### YOUR TASK:
Write out again, exactly as they appear, the lines from the line with "Write the TikZ code for this diagram." through the line with "(margaret) at (574,50)". Do not include any pictures.

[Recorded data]
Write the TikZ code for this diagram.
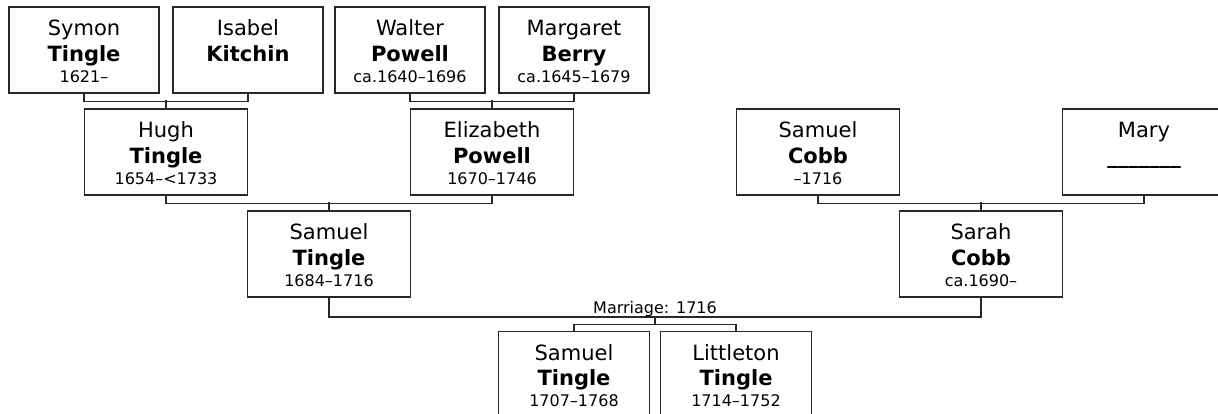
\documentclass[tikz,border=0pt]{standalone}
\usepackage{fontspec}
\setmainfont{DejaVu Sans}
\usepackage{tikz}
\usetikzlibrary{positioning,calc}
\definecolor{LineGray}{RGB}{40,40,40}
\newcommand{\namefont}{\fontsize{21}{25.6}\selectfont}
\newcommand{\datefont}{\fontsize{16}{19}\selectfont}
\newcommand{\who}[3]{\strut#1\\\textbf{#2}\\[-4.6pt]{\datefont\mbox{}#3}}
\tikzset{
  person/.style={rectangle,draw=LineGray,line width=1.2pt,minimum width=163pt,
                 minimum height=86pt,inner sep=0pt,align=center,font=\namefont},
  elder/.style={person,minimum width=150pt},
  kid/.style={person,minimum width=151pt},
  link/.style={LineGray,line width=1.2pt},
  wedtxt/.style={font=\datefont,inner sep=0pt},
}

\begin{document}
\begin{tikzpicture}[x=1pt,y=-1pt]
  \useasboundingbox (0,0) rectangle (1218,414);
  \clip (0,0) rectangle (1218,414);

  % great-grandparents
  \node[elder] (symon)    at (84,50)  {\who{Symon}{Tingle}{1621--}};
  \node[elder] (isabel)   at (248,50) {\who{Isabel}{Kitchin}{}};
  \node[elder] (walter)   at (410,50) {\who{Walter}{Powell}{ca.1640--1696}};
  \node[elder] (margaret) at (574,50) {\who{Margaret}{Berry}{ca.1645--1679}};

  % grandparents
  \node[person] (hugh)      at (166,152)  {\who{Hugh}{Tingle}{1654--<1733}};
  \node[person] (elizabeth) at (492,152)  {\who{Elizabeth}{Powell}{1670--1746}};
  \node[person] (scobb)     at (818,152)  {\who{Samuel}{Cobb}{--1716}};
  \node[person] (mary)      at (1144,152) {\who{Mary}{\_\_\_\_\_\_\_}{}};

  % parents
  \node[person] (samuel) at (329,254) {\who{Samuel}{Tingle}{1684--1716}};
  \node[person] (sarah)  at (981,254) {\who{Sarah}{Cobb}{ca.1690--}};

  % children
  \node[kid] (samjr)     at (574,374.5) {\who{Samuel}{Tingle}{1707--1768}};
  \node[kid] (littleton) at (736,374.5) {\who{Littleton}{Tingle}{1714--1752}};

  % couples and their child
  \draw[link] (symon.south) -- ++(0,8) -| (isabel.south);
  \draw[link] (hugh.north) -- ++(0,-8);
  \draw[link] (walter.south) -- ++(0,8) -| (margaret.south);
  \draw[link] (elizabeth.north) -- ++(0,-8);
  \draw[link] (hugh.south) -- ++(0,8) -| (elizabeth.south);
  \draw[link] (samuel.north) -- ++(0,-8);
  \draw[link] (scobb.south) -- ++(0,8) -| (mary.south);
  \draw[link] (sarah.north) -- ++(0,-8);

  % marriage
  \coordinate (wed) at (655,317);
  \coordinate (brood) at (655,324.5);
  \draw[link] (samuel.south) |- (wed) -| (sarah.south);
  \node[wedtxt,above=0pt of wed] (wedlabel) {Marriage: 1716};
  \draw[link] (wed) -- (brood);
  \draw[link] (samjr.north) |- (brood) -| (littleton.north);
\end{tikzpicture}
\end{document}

...

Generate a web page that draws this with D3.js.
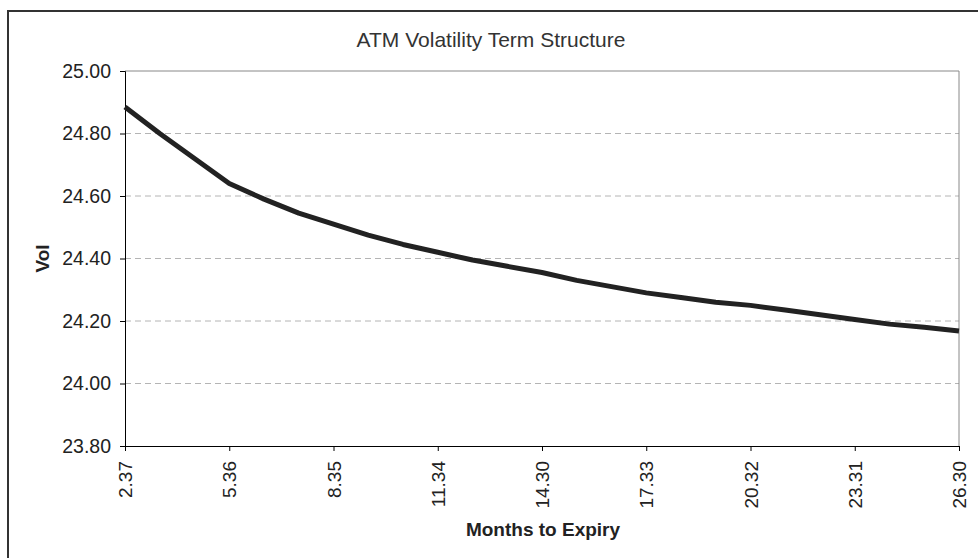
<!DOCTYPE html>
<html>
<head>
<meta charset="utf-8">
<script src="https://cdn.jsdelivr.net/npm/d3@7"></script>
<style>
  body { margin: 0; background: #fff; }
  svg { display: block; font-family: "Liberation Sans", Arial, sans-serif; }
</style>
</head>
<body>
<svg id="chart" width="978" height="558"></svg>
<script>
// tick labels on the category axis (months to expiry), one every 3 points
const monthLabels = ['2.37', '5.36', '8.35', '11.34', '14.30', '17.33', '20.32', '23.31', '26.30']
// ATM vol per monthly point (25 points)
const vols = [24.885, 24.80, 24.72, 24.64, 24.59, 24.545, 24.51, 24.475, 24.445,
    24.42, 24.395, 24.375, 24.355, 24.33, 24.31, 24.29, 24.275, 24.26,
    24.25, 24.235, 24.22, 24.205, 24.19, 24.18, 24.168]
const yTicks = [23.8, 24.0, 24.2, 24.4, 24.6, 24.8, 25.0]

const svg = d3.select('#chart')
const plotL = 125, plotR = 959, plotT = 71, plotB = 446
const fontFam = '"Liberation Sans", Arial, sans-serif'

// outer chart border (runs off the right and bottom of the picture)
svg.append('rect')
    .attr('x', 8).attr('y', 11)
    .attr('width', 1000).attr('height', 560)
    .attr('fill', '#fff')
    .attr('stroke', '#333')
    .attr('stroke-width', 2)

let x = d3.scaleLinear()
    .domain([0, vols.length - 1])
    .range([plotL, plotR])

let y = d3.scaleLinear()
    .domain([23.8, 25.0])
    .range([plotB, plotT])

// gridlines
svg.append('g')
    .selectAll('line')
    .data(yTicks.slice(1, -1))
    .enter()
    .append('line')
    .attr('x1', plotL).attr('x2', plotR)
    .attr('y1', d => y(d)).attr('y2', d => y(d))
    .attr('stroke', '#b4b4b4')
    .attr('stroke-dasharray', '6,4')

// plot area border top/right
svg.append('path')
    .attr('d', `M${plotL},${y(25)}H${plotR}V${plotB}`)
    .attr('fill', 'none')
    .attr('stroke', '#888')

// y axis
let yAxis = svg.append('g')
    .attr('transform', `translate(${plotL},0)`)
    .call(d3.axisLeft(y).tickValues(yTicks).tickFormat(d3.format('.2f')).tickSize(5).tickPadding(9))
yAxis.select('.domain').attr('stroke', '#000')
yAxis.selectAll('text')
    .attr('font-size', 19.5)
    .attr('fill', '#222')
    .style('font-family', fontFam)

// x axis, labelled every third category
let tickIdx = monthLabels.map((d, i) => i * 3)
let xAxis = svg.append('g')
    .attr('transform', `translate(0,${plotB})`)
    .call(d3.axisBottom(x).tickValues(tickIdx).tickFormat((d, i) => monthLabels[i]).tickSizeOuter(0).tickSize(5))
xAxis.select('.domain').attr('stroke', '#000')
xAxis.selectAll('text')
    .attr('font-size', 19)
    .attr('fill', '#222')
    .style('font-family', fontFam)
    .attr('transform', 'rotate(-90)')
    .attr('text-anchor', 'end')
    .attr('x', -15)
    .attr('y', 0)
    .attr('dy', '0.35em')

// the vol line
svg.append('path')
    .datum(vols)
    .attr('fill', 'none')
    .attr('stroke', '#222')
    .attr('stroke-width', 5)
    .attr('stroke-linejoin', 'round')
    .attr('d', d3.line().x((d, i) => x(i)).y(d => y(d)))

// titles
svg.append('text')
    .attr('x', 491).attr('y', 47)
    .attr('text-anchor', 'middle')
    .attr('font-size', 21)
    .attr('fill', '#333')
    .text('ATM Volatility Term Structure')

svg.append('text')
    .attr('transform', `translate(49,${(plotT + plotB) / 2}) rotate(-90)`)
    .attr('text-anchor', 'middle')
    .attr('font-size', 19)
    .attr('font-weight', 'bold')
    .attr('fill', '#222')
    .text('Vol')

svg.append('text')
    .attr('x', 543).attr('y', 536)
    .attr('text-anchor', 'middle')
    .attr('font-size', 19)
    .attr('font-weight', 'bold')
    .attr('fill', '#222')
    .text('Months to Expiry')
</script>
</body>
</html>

### FULL RESPONSE:
Write the TikZ code for this diagram.
\documentclass[tikz,border=0pt]{standalone}
\usepackage{fontspec}
\setmainfont{DejaVu Sans}
\usepackage{tikz}
\usetikzlibrary{positioning,calc}
\definecolor{LineGray}{RGB}{40,40,40}
\newcommand{\namefont}{\fontsize{21}{25.6}\selectfont}
\newcommand{\datefont}{\fontsize{16}{19}\selectfont}
\newcommand{\who}[3]{\strut#1\\\textbf{#2}\\[-4.6pt]{\datefont\mbox{}#3}}
\tikzset{
  person/.style={rectangle,draw=LineGray,line width=1.2pt,minimum width=163pt,
                 minimum height=86pt,inner sep=0pt,align=center,font=\namefont},
  elder/.style={person,minimum width=150pt},
  kid/.style={person,minimum width=151pt},
  link/.style={LineGray,line width=1.2pt},
  wedtxt/.style={font=\datefont,inner sep=0pt},
}

\begin{document}
\begin{tikzpicture}[x=1pt,y=-1pt]
  \useasboundingbox (0,0) rectangle (1218,414);
  \clip (0,0) rectangle (1218,414);

  % great-grandparents
  \node[elder] (symon)    at (84,50)  {\who{Symon}{Tingle}{1621--}};
  \node[elder] (isabel)   at (248,50) {\who{Isabel}{Kitchin}{}};
  \node[elder] (walter)   at (410,50) {\who{Walter}{Powell}{ca.1640--1696}};
  \node[elder] (margaret) at (574,50) {\who{Margaret}{Berry}{ca.1645--1679}};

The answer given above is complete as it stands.